Even though my twin sister and I are extremely similar in almost every way, our college experiences couldn’t be more different. As I packed up my half of our shared childhood room to begin my college experience at Muhlenberg, Kirsten was busy packing up only a few of her belongings into a suitcase for a journey of a lifetime.

Kirsten was accepted into Northeastern’s N.U.in program, which is a unique experience where first-semester freshmen travel abroad to either Australia, Canada, China, Czech Republic, England, Germany, Greece, Ireland, or Italy. Kirsten ended up choosing Ireland because of their strong business program offered.

Once she came back from oversees, she began her college experience at Northeastern.Northeastern couldn’t be any more different than Muhlenberg. Northeastern is in the heart of the city, even in walking distance to Fenway Park. But, the most interesting aspect about this city school is their unique co-op program.
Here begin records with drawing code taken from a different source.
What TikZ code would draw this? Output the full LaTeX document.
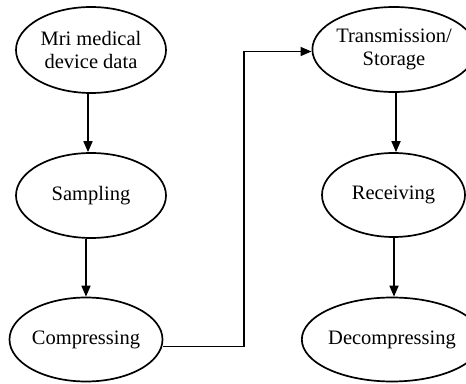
\documentclass[tikz,border=0pt]{standalone}
\usepackage{fontspec}
\setmainfont{Liberation Serif}
\usetikzlibrary{shapes.geometric,arrows.meta}
\begin{document}
\begin{tikzpicture}[x=1pt,y=1pt,
  proc/.style={ellipse,draw,line width=1.7pt,inner sep=0pt,align=center,
    font=\fontsize{20.5}{23.5}\selectfont},
  arr/.style={line width=1.7pt,-{Triangle[length=11pt,width=9pt]}}]
\useasboundingbox (0,0) rectangle (466,383);
\node[proc,minimum width=150pt,minimum height=86pt] (mri) at (91,333) {Mri medical\\device data};
\node[proc,minimum width=150pt,minimum height=85pt] (samp) at (91,187.5) {Sampling};
\node[proc,minimum width=149pt,minimum height=84pt] (comp) at (86,43.5) {Compressing};
\node[proc,minimum width=142pt,minimum height=85pt] (trans) at (394,333.5) {Transmission/\\Storage};
\node[proc,minimum width=143pt,minimum height=84pt] (recv) at (393.5,188) {Receiving};
\node[proc,minimum width=146pt,minimum height=84pt] (dec) at (392,43.5) {Decompressing};
\draw[arr] ([xshift=-3pt]mri.south) -- ([xshift=-3pt]samp.north);
\draw[arr] ([xshift=-5pt]samp.south) -- (comp.north);
\draw[arr] ([yshift=-7pt]comp.east) -- ++(80.5pt,0) |- ([yshift=-2pt]trans.west);
\draw[arr] ([xshift=2pt]trans.south) -- ([xshift=2.5pt]recv.north);
\draw[arr] ([xshift=0.5pt]recv.south) -- ([xshift=2pt]dec.north);
\end{tikzpicture}
\end{document}
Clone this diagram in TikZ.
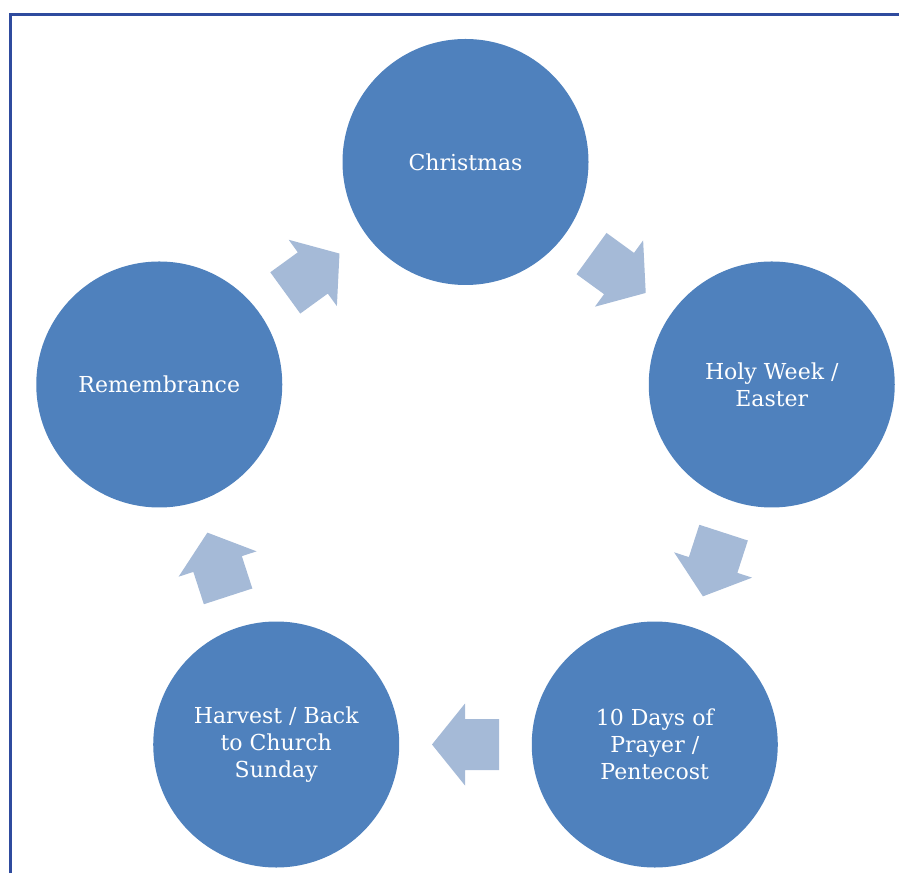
\documentclass[tikz,border=0pt]{standalone}
\usepackage{fontspec}
\setmainfont{DejaVu Serif}
\usetikzlibrary{calc}
\definecolor{circblue}{HTML}{4F81BD}
\definecolor{arrblue}{HTML}{A5BAD7}
\definecolor{framblue}{HTML}{2F4B9E}
\tikzset{
  circ/.style={circle, fill=circblue, minimum size=246pt, inner sep=0pt,
    text=white, align=center, font=\fontsize{22}{27}\selectfont},
  blockarrow/.style={fill=arrblue},
  frameline/.style={draw=framblue, line width=3pt}
}
\begin{document}
\begin{tikzpicture}[x=1pt,y=1pt]
\useasboundingbox (0,0) rectangle (899,873);
\coordinate (f1) at (10.5,0);
\coordinate (f2) at (10.5,858.3);
\coordinate (f3) at (899,858.3);
\draw[frameline] (f1) -- (f2) -- (f3);
\coordinate (O) at (465.5,389);
\node[circ] (chr) at ($(O)+(90:322)$) {Christmas};
\node[circ] (hw)  at ($(O)+(18:322)$) {Holy Week /\\Easter};
\node[circ] (ten) at ($(O)+(-54:322)$) {10 Days of\\Prayer /\\Pentecost};
\node[circ] (har) at ($(O)+(-126:322)$) {Harvest / Back\\to Church\\Sunday};
\node[circ] (rem) at ($(O)+(162:322)$) {Remembrance};
\foreach \a/\b/\ang in {chr/hw/-36, hw/ten/-108, ten/har/180, har/rem/108, rem/chr/36}{
  \fill[blockarrow, shift={($(\a)!0.5!(\b)$)}, rotate=\ang]
    (-33.5,25.5) -- (0.5,25.5) -- (0.5,41) -- (33.5,0) -- (0.5,-41) -- (0.5,-25.5) -- (-33.5,-25.5) -- cycle;
}
\end{tikzpicture}
\end{document}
“Being on co-op has taught me so much about what college kids like to call the ‘real world,’” said Kirsten. Every student at Northeastern is required to experience 2 or 3 co-cops throughout their time attending Northeastern. A co-op is basically a paid internship which lasts for the duration of an entire semester. The student does not take any classes during this time. Instead, they are working Monday through Friday, 9am to 5pm.

“Northeastern’s co-op program has prepared me so well for after graduation,” said Kirsten. “The school is so helpful in the search process too. I know all of my friends from high school are stressed about getting summer internships to get work experience in their major. I don’t ever have to worry about that,” said Kirsten.

But is going to a large university such as Northeastern or Penn State all what it’s cracked up to be?

“There is so much opportunity for help and such a wide selection of majors and classes,”said Taylor Herrera, a senior at Penn State. “I promise if there’s a class or a topic you’re interested in, no matter how random, I guarantee you they have classes about it. For example, we have witch craft vampires, yoga, ballroom dance, to Asian women studies, to the history of fashion,” said Herrera.

Aside from academic freedom and strengths of large universities, a school’s social scene is also a very prominent aspect of a prospective student’s choice.

“I’m sure you could imagine. It’s so fun, the football games and the thousands of social circles to join, the prominence of Greek life, any type of student could find their own group here,” said Herrera.

So, here’s where you make the choice for yourself. Imagine you’re not walking down academic row,or claiming a table in the Light Lounge with your friends to study, or walking over to the farmer’s market for a late lunch… Would you miss it? Or would you be happy to leave it?